O Livro do Ano - Afonso Cruz - Alfaguara
Líndissimo trabalho naiv do prolixo e prolífico Afonso Cruz. Onde podemos encontrar, pela voz doce de uma menina poeta, coisas lindíssimas assim: "A terra é o céu das raízes, não é?"


Espelhos que vivem uns dos outros - Jenaro Talens - Livraria Camões
A obra poética de Jenaro Talens combina elementos de radicalidade formal com um certo diletantismo temático que, sendo encantador, acaba por deixar muito pouco património no imaginário do leitor. Fiquei sem saber o que pensar. Acho que tenho que voltar a este livro.
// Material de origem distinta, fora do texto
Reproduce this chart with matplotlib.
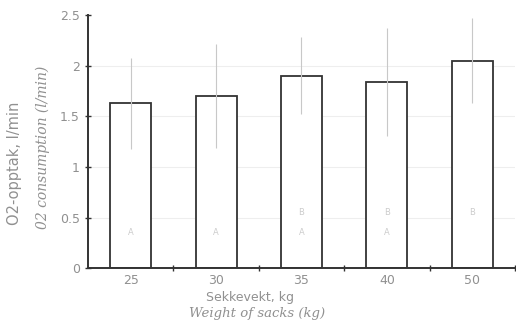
import numpy as np
import matplotlib.pyplot as plt

# sack weights (kg) and mean O2 consumption (l/min)
weights = ['25', '30', '35', '40', '50']
o2_mean = [1.63, 1.70, 1.90, 1.84, 2.05]
o2_sd = [0.45, 0.51, 0.38, 0.53, 0.42]
groups = [['A'], ['A'], ['B', 'A'], ['B', 'A'], ['B']]
yticks = [0, 0.5, 1, 1.5, 2, 2.5]

grey = '#909090'
x = np.arange(len(weights))

fig = plt.figure(figsize=(5.16, 3.27), dpi=100)
ax = fig.add_axes([0.1705, 0.180, 0.8275, 0.774])

# faint grid lines like the scanned original
for yv in [0.5, 1, 1.5, 2]:
    ax.axhline(yv, color='#eeeeee', lw=0.8, zorder=0)

ax.bar(x, o2_mean, width=0.48, color='white', edgecolor='#333333',
       linewidth=1.3, zorder=2)
ax.errorbar(x, o2_mean, yerr=o2_sd, fmt='none', ecolor='#c8c8c8',
            elinewidth=0.8, capsize=0, zorder=3)

# significance letters inside bars
for i, letters in enumerate(groups):
    if len(letters) == 1:
        ypos = [0.35] if letters[0] == 'A' else [0.55]
    else:
        ypos = [0.55, 0.35]
    for lt, yp in zip(letters, ypos):
        ax.text(i, yp, lt, ha='center', va='center', fontsize=6,
                color='#cccccc', zorder=4)

ax.set_xlim(-0.5, 4.5)
ax.set_ylim(0, 2.5)
ax.set_yticks(yticks)
ax.set_yticklabels(['0', '0.5', '1', '1.5', '2', '2.5'])
ax.set_xticks(x + 0.5)
ax.set_xticklabels([])
for i, w in enumerate(weights):
    ax.text(i, -0.06, w, ha='center', va='top', fontsize=9, color=grey,
            transform=ax.transData)

ax.tick_params(axis='both', direction='inout', length=5, width=1,
               colors='#333333', labelcolor=grey, labelsize=9)
for side in ['top', 'right']:
    ax.spines[side].set_visible(False)
ax.spines['left'].set_linewidth(1.4)
ax.spines['bottom'].set_linewidth(1.4)
ax.spines['left'].set_color('#333333')
ax.spines['bottom'].set_color('#333333')

fig.text(15 / 516, 1 - 163 / 327, 'O2-opptak, l/min', rotation=90,
         ha='center', va='center', fontsize=10.5, color=grey)
fig.text(43 / 516, 1 - 147 / 327, '02 consumption (l/min)', rotation=90,
         ha='center', va='center', fontsize=10, color=grey,
         family='DejaVu Serif', style='italic')
fig.text(250 / 516, 1 - 297 / 327, 'Sekkevekt, kg', ha='center',
         va='center', fontsize=9, color=grey)
fig.text(257 / 516, 1 - 314 / 327, 'Weight of sacks (kg)', ha='center',
         va='center', fontsize=9.5, color=grey, family='DejaVu Serif',
         style='italic')

fig.savefig('out.png', dpi=100)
Paisagens Originais - Olivier Rolin - Edições Asa
O Autor de "O Bar da Ressaca" entra aqui no campo do ensaio, com uma viagem bem interessante aos cenários de infância de Hemingway, Nabokov, Borges, Michaux e Kawabata. É tudo muito bem escrito, muito bem pensado, muito agradável. Acontece apenas que, ao contrário do que parece ser a intenção inicial do autor, os diferentes cenários não se cruzam, não geram frutos entre si, não encontram comunhão. E é uma pena, porque de resto, o livro recomenda-se.